No podemos juzgarlos, no sabemos qué tan imperiosa es su necesidad de cobijarse en el infierno que añoran.
Abandonados a su suerte, se niegan a probar el cambio favorable.
Se amurallan, se justifican, se pudren en vida, muriendo sin morir.
Pero hay otros que son tocados por el hambre y que no se quedan en la queja, ni se hunden en el descontrol, ni se asfixian en la ilusión de control.
Crecen, cambian para bien (o al menos eso intentan).
Suelen ser personas que tienen a mano a un consejero, a un guía, a un referente que los sostiene, que los apoya.
Lo he visto, he participado en ello.
He sido testigo de muchísimos que pasaron hambre, literal hambre.
Gente que la pasó mal.
Que les pegaron.
Que les amenazaron.
Que abusaron sexualmente.
Que fueron víctimas de hostigamiento.
Abandonados por los padres.
Burlados por sus pastores.
Amedrentados por las religiones.
En familias infernales.
Con cónyuges infieles y déspotas, que hasta se revolcaron con sus pastores o mejores amigos.
Que fueron extorsionados.
Padecieron incontables mortificaciones.
Acorralados por enfermedades.
Que se dieron cuenta que en sus iglesias (también lo son las “sinagogas mesiánicas, netzaritas”) no tenían verdaderas respuestas.

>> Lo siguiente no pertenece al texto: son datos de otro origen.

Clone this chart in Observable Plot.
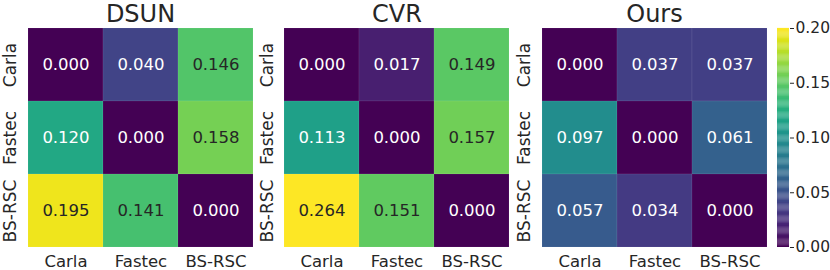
<!DOCTYPE html>
<html>
<head>
<meta charset="utf-8">
<script src="https://cdn.jsdelivr.net/npm/d3@7"></script>
<script src="https://cdn.jsdelivr.net/npm/@observablehq/plot@0.6"></script>
<style>
  html, body { margin: 0; padding: 0; background: white; }
  #chart { position: relative; width: 830px; height: 270px; overflow: hidden; font-family: "DejaVu Sans", sans-serif; }
  #chart svg { position: absolute; top: 0; }
</style>
</head>
<body>
<div id="chart"></div>
<script>
const categories = ["Carla", "Fastec", "BS-RSC"];
const methods = ["DSUN", "CVR", "Ours"];
const dsunValues = [[0.000, 0.040, 0.146], [0.120, 0.000, 0.158], [0.195, 0.141, 0.000]];
const cvrValues  = [[0.000, 0.017, 0.149], [0.113, 0.000, 0.157], [0.264, 0.151, 0.000]];
const oursValues = [[0.000, 0.037, 0.037], [0.097, 0.000, 0.061], [0.057, 0.034, 0.000]];
const colorTicks = [0.00, 0.05, 0.10, 0.15, 0.20];
const colorDomain = [0, 0.20];

const INK = "#262626";
const FONT = "DejaVu Sans, sans-serif";

function relLum(c) {
  const ch = [c.r, c.g, c.b].map(v => {
    v /= 255;
    return v <= 0.03928 ? v / 12.92 : Math.pow((v + 0.055) / 1.055, 2.4);
  });
  return 0.2126 * ch[0] + 0.7152 * ch[1] + 0.0722 * ch[2];
}
function textColor(v) {
  const t = Math.max(0, Math.min(1, (v - colorDomain[0]) / (colorDomain[1] - colorDomain[0])));
  const c = d3.rgb(d3.interpolateViridis(t));
  return relLum(c) > 0.4 ? INK : "white";
}

const matrices = [dsunValues, cvrValues, oursValues];
const layouts = [
  {left: 0,   width: 257, marginLeft: 27, marginRight: 4},
  {left: 257, width: 257, marginLeft: 27, marginRight: 5},
  {left: 514, width: 256, marginLeft: 27, marginRight: 3}
];

const chart = document.getElementById("chart");

methods.forEach((name, k) => {
  const m = matrices[k];
  const cells = [];
  categories.forEach((row, i) => categories.forEach((col, j) => cells.push({row, col, v: m[i][j]})));
  const L = layouts[k];
  const svg = Plot.plot({
    width: L.width,
    height: 270,
    marginLeft: L.marginLeft,
    marginRight: L.marginRight,
    marginTop: 28,
    marginBottom: 23,
    style: {background: "transparent", overflow: "visible", maxWidth: "none", fontFamily: FONT},
    x: {domain: categories, padding: 0, axis: null},
    y: {domain: categories, padding: 0, axis: null},
    color: {type: "linear", scheme: "viridis", domain: colorDomain, clamp: true},
    marks: [
      Plot.cell(cells, {x: "col", y: "row", fill: "v", stroke: "white", strokeOpacity: 0.12, strokeWidth: 0.6}),
      Plot.text(cells, {x: "col", y: "row", text: d => d.v.toFixed(3), fill: d => textColor(d.v), fontSize: 16.5}),
      Plot.text(categories, {y: d => d, frameAnchor: "left", dx: -17, rotate: -90, textAnchor: "middle", lineAnchor: "middle", fontSize: 17, fill: INK}),
      Plot.text(categories, {x: d => d, frameAnchor: "bottom", dy: 14, textAnchor: "middle", lineAnchor: "middle", fontSize: 16.5, fill: INK}),
      Plot.text([name], {frameAnchor: "top", dy: -14, fontSize: 24, fill: INK, lineAnchor: "middle"})
    ]
  });
  svg.style.left = L.left + "px";
  chart.appendChild(svg);
});

// colorbar
const stops = d3.range(0, 200).map(i => i / 1000);
const cbar = Plot.plot({
  width: 60,
  height: 270,
  marginLeft: 7,
  marginRight: 41,
  marginTop: 28,
  marginBottom: 23,
  style: {background: "transparent", overflow: "visible", maxWidth: "none", fontFamily: FONT},
  x: {domain: [0, 1], axis: null},
  y: {domain: colorDomain, axis: null},
  color: {type: "linear", scheme: "viridis", domain: colorDomain},
  marks: [
    Plot.rect(stops, {x1: 0, x2: 1, y1: d => d, y2: d => d + 0.0011, fill: d => d + 0.0005}),
    Plot.axisY(colorTicks, {anchor: "right", tickSize: 4, tickPadding: 2, tickFormat: d3.format(".2f"), fontSize: 15.5, color: INK})
  ]
});
cbar.style.left = "770px";
chart.appendChild(cbar);
</script>
</body>
</html>
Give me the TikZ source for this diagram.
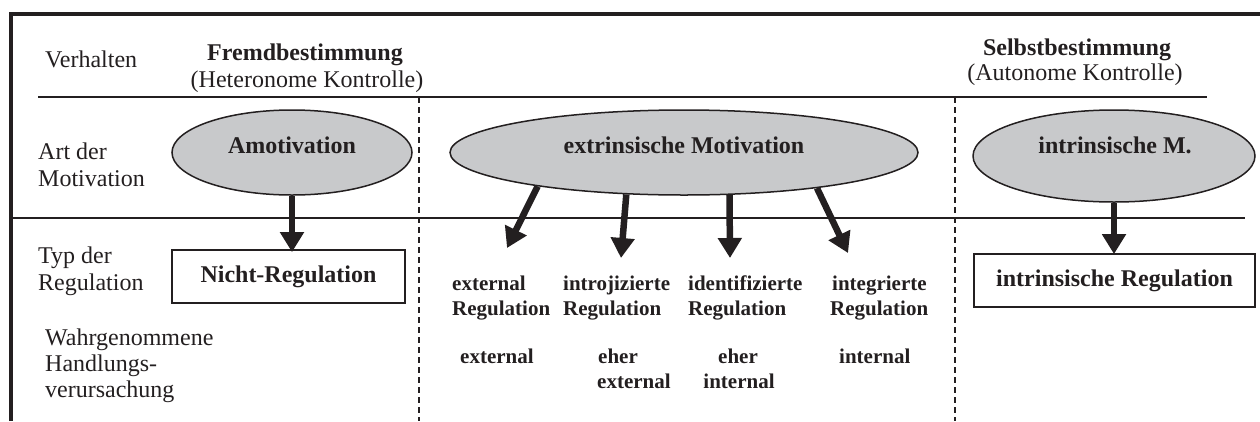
\documentclass[tikz,border=0pt]{standalone}
\usepackage{fontspec}
\setmainfont{Liberation Serif}
\usetikzlibrary{shapes.geometric,arrows.meta}
\definecolor{ink}{RGB}{35,31,32}
\definecolor{ellfill}{RGB}{200,201,203}
\begin{document}
\begin{tikzpicture}[x=1pt,y=-1pt,
  rowlabel/.style={anchor=base west,inner sep=0pt,font=\fontsize{24}{26}\selectfont,text=ink},
  head/.style={anchor=base,inner sep=0pt,font=\fontsize{24}{26}\selectfont\bfseries,text=ink},
  subhead/.style={anchor=base,inner sep=0pt,font=\fontsize{24}{26}\selectfont,text=ink},
  motiv/.style={ellipse,draw=ink,line width=1.5pt,fill=ellfill,inner sep=0pt},
  motivtext/.style={anchor=base,inner sep=0pt,font=\fontsize{24}{26}\selectfont\bfseries,text=ink},
  regbox/.style={draw=ink,line width=1.8pt,inner sep=0pt,font=\fontsize{24}{26}\selectfont\bfseries,text=ink},
  coltext/.style={anchor=base west,inner sep=0pt,font=\fontsize{21}{25}\selectfont\bfseries,text=ink},
  colmid/.style={anchor=base,inner sep=0pt,font=\fontsize{21}{25}\selectfont\bfseries,text=ink},
  rule/.style={draw=ink,line width=1.2pt},
  divider/.style={draw=ink,line width=1.3pt,dash pattern=on 6pt off 4pt},
  frame/.style={draw=ink,line width=4pt,line join=miter},
  flow/.style={draw=ink,line width=6.5pt,-{Triangle[width=23pt,length=20pt]}}
]
\useasboundingbox (0,0) rectangle (1260,421);

% outer frame (top and left edge)
\draw[frame] (10.5,421) -- (10.5,13.5) -- (1260,13.5);

% row separators and column dividers
\draw[rule] (38,97) -- (1207,97);
\draw[rule] (10.5,218) -- (1245,218);
\draw[divider] (419,97) -- (419,421);
\draw[divider] (955,97) -- (955,421);

% row labels
\node[rowlabel] (verh) at (45,67) {Verhalten};
\node[rowlabel] (art1) at (38,159) {Art der};
\node[rowlabel] (art2) at (38,186) {Motivation};
\node[rowlabel] (typ1) at (38,263) {Typ der};
\node[rowlabel] (typ2) at (38,290) {Regulation};
\node[rowlabel] (wahr1) at (45,345) {Wahrgenommene};
\node[rowlabel] (wahr2) at (45,371) {Handlungs-};
\node[rowlabel] (wahr3) at (45,397) {verursachung};

% column headings
\node[head] (fremd) at (305,60) {Fremdbestimmung};
\node[subhead] (hetero) at (307,87) {(Heteronome Kontrolle)};
\node[head] (selbst) at (1077,55) {Selbstbestimmung};
\node[subhead] (auto) at (1075,80) {(Autonome Kontrolle)};

% kinds of motivation
\node[motiv,minimum width=240pt,minimum height=85pt] (amot) at (292,152.5) {};
\node[motiv,minimum width=468pt,minimum height=85pt] (extr) at (684,152.5) {};
\node[motiv,minimum width=282pt,minimum height=92pt] (intr) at (1114,156) {};
\node[motivtext] (amotT) at (292,153) {Amotivation};
\node[motivtext] (extrT) at (684,153) {extrinsische Motivation};
\node[motivtext] (intrT) at (1115,153) {intrinsische M.};

% types of regulation
\node[regbox,minimum width=233pt,minimum height=53pt] (nreg) at (288.5,276.5) {Nicht-Regulation};
\node[regbox,minimum width=281pt,minimum height=53pt] (ireg) at (1114.5,280.5) {intrinsische Regulation};

\node[coltext] (c1a) at (452,290) {external};
\node[coltext] (c1b) at (452,315) {Regulation};
\node[coltext] (c2a) at (563,290) {introjizierte};
\node[coltext] (c2b) at (563,315) {Regulation};
\node[coltext] (c3a) at (688,290) {identifizierte};
\node[coltext] (c3b) at (688,315) {Regulation};
\node[coltext] (c4a) at (832,290) {integrierte};
\node[coltext] (c4b) at (830,315) {Regulation};

% perceived locus of causality
\node[coltext] (l1) at (460,363) {external};
\node[coltext] (l2a) at (598,363) {eher};
\node[coltext] (l2b) at (597,388) {external};
\node[colmid] (l3a) at (738,363) {eher};
\node[colmid] (l3b) at (739,388) {internal};
\node[coltext] (l4) at (839,363) {internal};

% arrows
\coordinate (t1) at (507,248);
\coordinate (t2) at (621,258);
\coordinate (t3) at (730,258);
\coordinate (t4) at (848,253);
\draw[flow,shorten >=-3pt] (amot.south) -- (amot.south |- nreg.north);
\draw[flow] (extr.193.6) -- (t1);
\draw[flow] (extr.216.7) -- (t2);
\draw[flow] (extr.317.5) -- (t3);
\draw[flow] (extr.345.3) -- (t4);
\draw[flow,shorten >=-1pt] (intr.south) -- (intr.south |- ireg.north);
\end{tikzpicture}
\end{document}
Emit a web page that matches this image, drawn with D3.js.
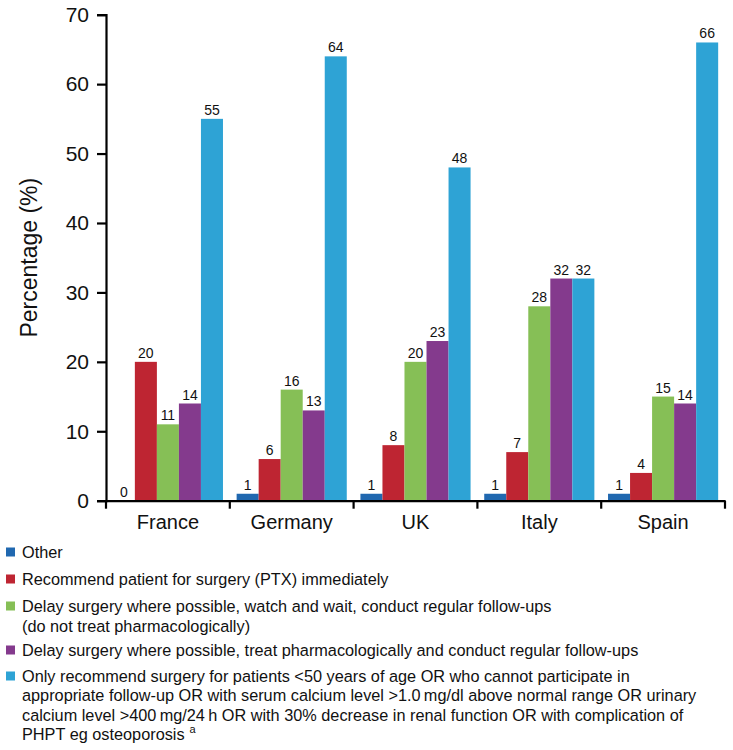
<!DOCTYPE html>
<html>
<head>
<meta charset="utf-8">
<script src="https://cdn.jsdelivr.net/npm/d3@7"></script>
<style>
  html, body { margin: 0; padding: 0; background: #fff; }
  svg { display: block; font-family: "Liberation Sans", Arial, sans-serif; }
</style>
</head>
<body>
<svg id="chart" width="733" height="750"></svg>
<script>
const countries = ["France", "Germany", "UK", "Italy", "Spain"];
const seriesNames = ["Other", "Recommend", "DelayWatch", "DelayTreat", "OnlyRecommend"];
const otherVals = [0, 1, 1, 1, 1];
const recommendVals = [20, 6, 8, 7, 4];
const delayWatchVals = [11, 16, 20, 28, 15];
const delayTreatVals = [14, 13, 23, 32, 14];
const onlyRecommendVals = [55, 64, 48, 32, 66];
const yTicks = [0, 10, 20, 30, 40, 50, 60, 70];
const colors = ["#2068b0", "#be2532", "#86bf56", "#843a8d", "#2ea3d5"];
const legendItems = [
  ["Other"],
  ["Recommend patient for surgery (PTX) immediately"],
  ["Delay surgery where possible, watch and wait, conduct regular follow-ups", "(do not treat pharmacologically)"],
  ["Delay surgery where possible, treat pharmacologically and conduct regular follow-ups"],
  ["Only recommend surgery for patients <50 years of age OR who cannot participate in",
   "appropriate follow-up OR with serum calcium level >1.0\u2009mg/dl  above normal range OR urinary",
   "calcium level >400\u2009mg/24\u2009h OR with 30% decrease in renal function OR with complication of",
   "PHPT eg osteoporosis"]
];

(function () {
const allVals = [otherVals, recommendVals, delayWatchVals, delayTreatVals, onlyRecommendVals];
const data = countries.map((c, i) => ({
  country: c,
  values: seriesNames.map((s, j) => ({ key: s, idx: j, value: allVals[j][i] }))
}));

const svg = d3.select("#chart");
const mLeft = 106, mRight = 725, mTop = 14.7, mBottom = 500.7;

const x = d3.scaleBand().domain(countries).range([mLeft, mRight]).padding(0);
const xi = d3.scaleBand().domain(seriesNames).range([0, x.bandwidth()]).paddingInner(0).paddingOuter(0.31);
const y = d3.scaleLinear().domain([0, 70]).range([mBottom, mTop]);

// bars
const groups = svg.append("g").selectAll("g").data(data).join("g")
  .attr("transform", d => `translate(${x(d.country)},0)`);
groups.selectAll("rect").data(d => d.values).join("rect")
  .attr("x", d => xi(d.key))
  .attr("width", xi.bandwidth())
  .attr("y", d => y(d.value))
  .attr("height", d => y(0) - y(d.value))
  .attr("fill", d => colors[d.idx]);
groups.selectAll("text").data(d => d.values).join("text")
  .attr("x", d => xi(d.key) + xi.bandwidth() / 2)
  .attr("y", d => y(d.value) - 4)
  .attr("text-anchor", "middle")
  .attr("font-size", 14)
  .attr("fill", "#111")
  .text(d => d.value);

// y axis
const yAxis = svg.append("g").attr("transform", `translate(${mLeft},0)`)
  .call(d3.axisLeft(y).tickValues(yTicks).tickSize(9).tickPadding(8));
yAxis.select(".domain").attr("stroke-width", 2.2).attr("stroke", "#000");
yAxis.selectAll(".tick line").attr("stroke-width", 2.2).attr("stroke", "#000");
yAxis.selectAll(".tick text").attr("font-size", 21).attr("fill", "#111")
  .attr("font-family", "Liberation Sans, Arial, sans-serif");

// x axis
const xAxis = svg.append("g").attr("transform", `translate(0,${mBottom})`)
  .call(d3.axisBottom(x).tickSize(0).tickPadding(14));
xAxis.select(".domain").attr("stroke-width", 2.2).attr("stroke", "#000");
xAxis.selectAll(".tick text").attr("font-size", 20).attr("fill", "#111")
  .attr("font-family", "Liberation Sans, Arial, sans-serif");
const bounds = countries.map(c => x(c)).concat([x(countries[countries.length - 1]) + x.bandwidth()]);
xAxis.selectAll("line.bound").data(bounds).join("line")
  .attr("class", "bound")
  .attr("x1", d => d).attr("x2", d => d)
  .attr("y1", 0).attr("y2", 8)
  .attr("stroke", "#000").attr("stroke-width", 2.2);

// y title
svg.append("text")
  .attr("transform", `translate(37,${(mTop + mBottom) / 2}) rotate(-90)`)
  .attr("text-anchor", "middle")
  .attr("font-size", 23)
  .attr("fill", "#111")
  .text("Percentage (%)");

// legend
const itemTops = [552, 579, 606, 650, 676];
const lineH = 19.5;
const legend = svg.append("g");
legendItems.forEach((lines, i) => {
  legend.append("rect")
    .attr("x", 6).attr("y", itemTops[i] - 4.5)
    .attr("width", 9).attr("height", 9)
    .attr("fill", colors[i]);
  lines.forEach((ln, k) => {
    const t = legend.append("text")
      .attr("x", 22)
      .attr("y", itemTops[i] + k * (i === 2 ? 20 : lineH) + 5.5)
      .attr("font-size", 16.3)
      .attr("fill", "#111")
      .text(ln);
    if (i === 4 && k === lines.length - 1) {
      t.append("tspan").attr("dx", 5).attr("dy", -7).attr("font-size", 11).text("a");
    }
  });
});
})();
</script>
</body>
</html>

Y que acompañados por este humilde moré pudieron salir de esas doctrinas. No porque estuvieran buscándolo, ni porque se embarullaron con malabarismos filosóficos, ni porque ansiaban revueltas, ni porque estaban siendo conducidos por el odio y revanchismo.
Simplemente, estaban en crisis y tuvieron a mano al moré que –con poco o mucho- les dio el pan, el bastón, el abrigo, la palabra, el pañuelo, el peso, o lo que fuera que precisaban para sentir que salir de la celdita mental era posible. Que el cambio era bueno. Que las doctrinas de muerte no tenían valor. Que el EGO no es el rey, ni debe ser adorado como un dios.
Pudieron aprovechar ese momento nefasto para transformarlo en un renacimiento, en la vida que no tenían.
No era un dolor que se les provocó adrede para crecer, porque alguien decidió que debían ser apaleados para ser libres de religión, soberanos sobre su EGO.